Judgment will he entered for the respondent.
161a. Interest in Community Property: The respective interests of the husband and wife in community property during the continuance of the marriage relation are present, existing and equal interests, under the management and control of the husband, as is provided in Sections 172 and 172a of the Civil Code. This section shall be construed as defining the respective interests and rights of husband and wife in community property.

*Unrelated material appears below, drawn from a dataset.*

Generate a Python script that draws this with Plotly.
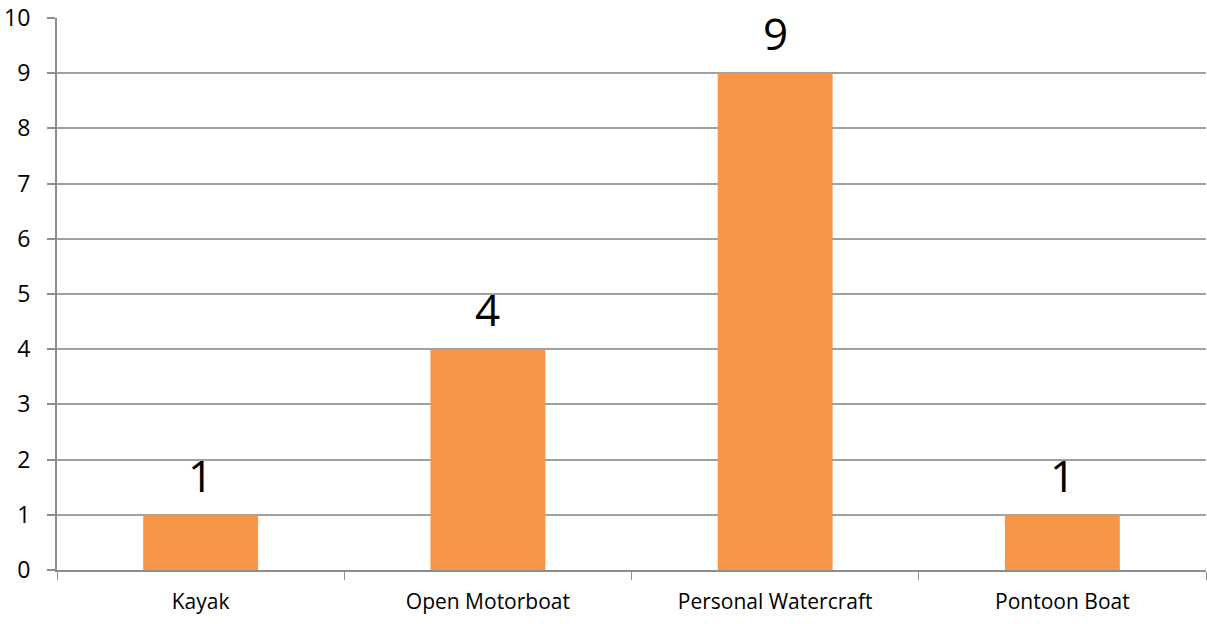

Section 302. The value of the gross estate of the decedent shall be determined by including the value at the time of bis death of all property, real or personal, tangible or intangible, wherever situated. * * *
(a) To the extent of the interest therein of the decedent at the time of his death ;
(b) To the extent of any interest therein of the surviving spouse, existing at the time of the decedent’s death as dower, curtesy, or by virtue of a statute creating an estate in lieu of dower or curtesy;
(c) To the extent of any interest therein of which decedent has at any time made a transfer, by trust or otherwise, in contemplation of, or intended to take effect in possession or enjoyment at or after his death, except in case of a bona fide sale for an adequate and full consideration in money or money’s worth * * * ;
(d) To the extent of any interest therein of which the decedent has at any time made a transfer, by trust or otherwise, where the enjoyment thereof was subject at the date of his death to any change through the exercise of a power, either by, the decedent alone or in conjunction with any person, to alter, amend or revoke, or where the decedent relinquishes any such power in contemplation of his death, except in ease of a bona fide sale for an adequate and full consideration in money or money’s worth * * *.